On maps of the city the Prague Funicular may be listed with its Czech name i.e. Lanova Draha. Some sites describe it as a cable car. That’s true in so far as it is pulled by a cable but it runs on tracks. Hence why we call it a Funicular and not a cable car.
It was first operated by water compression in 1891 as a means of getting up to the newly constructed Petrin Tower but it lasted only until 1916. In 1932 a private business took it over to rebuild and electrify it to service the tower and the newly opened observatory but in 1965 it was largely destroyed by a landslide. Since 1985 it has been working again, this time as part of the public transport network.
Where is the Prague Funicular?
It’s on the Castle side of the river but on the opposite hill with all the trees. At the top end you are aiming for the Stefanik Observatory. At the bottom you are aiming for the Ujezd tram stop. Coming from the Castle or the Lesser Town just get off at Ujezd (trams 15, 20 and 22). Cross the road and walk up to the garden then turn right. The Prague Funicular building is at the end of the garden and pictured below.
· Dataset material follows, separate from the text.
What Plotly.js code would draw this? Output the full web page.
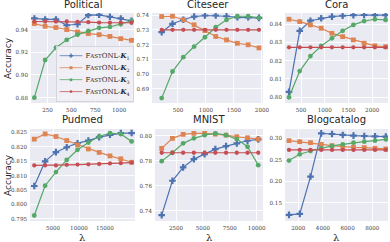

If you are coming across the river from the Old Town side then when you get off the tram at the Ujezd stop you need to walk to the end of the road, turn right, cross the tramline to the other side, turn right and walk to the end of the garden. By then you’ll see the signs. The website further down this page has details.
Frequency depends on the season and the time of day but give or take it’s every 15 minutes. Just note that there is an intermediate stop called Nebozizek and you can get off here to walk the last part through the Petrin Park. Otherwise, stay on the Funicular to the end.
How Much Is It?
You can consider that the Prague Funicular is part of the regular integrated public transport system so it accepts all valid DPP tickets/passes and associated discounted/free options (if you are aged 60 or over read the Exploring Prague Over 60 post for how to get free/discounted travel in Prague). If you buy tickets at the Funicular then check the How to Use a Touch-Screen Ticket Machine post. A basic ticket to ride is CZK24.
Why Use It?
Not only is it scenic, it’s also the fastest and most comfortable way of getting up to the Petrin Park/Watchtower (Little Eiffel Tower). From the Prague Funicular entry area you have the option to follow the pathway which comes out in the same place but it’ll take you 30 minutes of slogging uphill walking. Travelling at 4 metres per second on the Prague Funicular it takes a little over 2 minutes.
The route people often take is to cross the Legie Bridge (by the National Theatre). Then stop at Cafe Savoy for a break before continuing to the end of the road and the Communist Prisoner Memorial. Then the Funicular to Petrin Park, the Little Eiffel Tower and working your way around to the left you head to Strahov Monastery (stop for a beer/food), Loreta and finally Prague Castle.
Note that maintenance of the Prague Funicular is always in March and October. Normally it’s out of service for at least 2 weeks but occasionally for longer. Check the DPP Website for exact operation dates.